The following is only Informational level, but the existence of
Lintian's "duplicate-long-description" tag suggests that producing
duplicate bin:Descriptions in bin:libfoo and bin:foo packages is not
ideal, thus a straight copy from src:Description is not ideal.  I'm not
sure what the best way to solve this is, but substvar looks like a good
solution.  Alternatively, simply appending "\n\n$binary_pkg\n" to the
src:Description when generating the bin:pkg Descriptions would do the
trick.  Maybe there's an even better way?

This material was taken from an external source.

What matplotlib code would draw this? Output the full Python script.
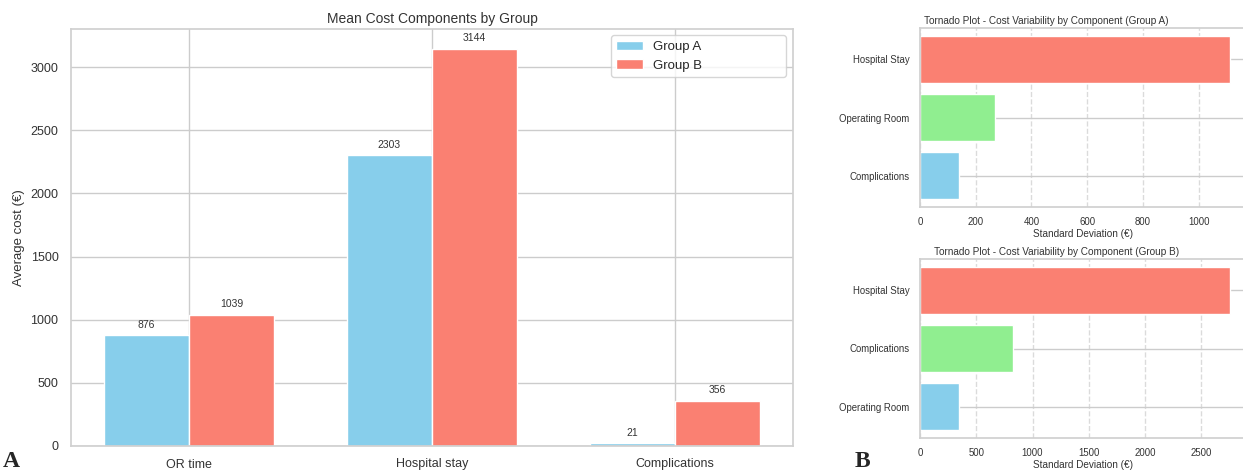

> Should I perhaps express my intention differently?  For example:
>
> |+When used in a source control file in the general paragraph (i.e., the first
> |+one, for the source package), the text in this field is used to describe the
> |+source package itself, and consequently all of the binary packages
> |+built from itself.
>

This appears to conflict with the "duplicate-long-description" tag.  Of
course, Lintian isn't Policy, but I hope most will agree that it's worth
considering this precedent in some way.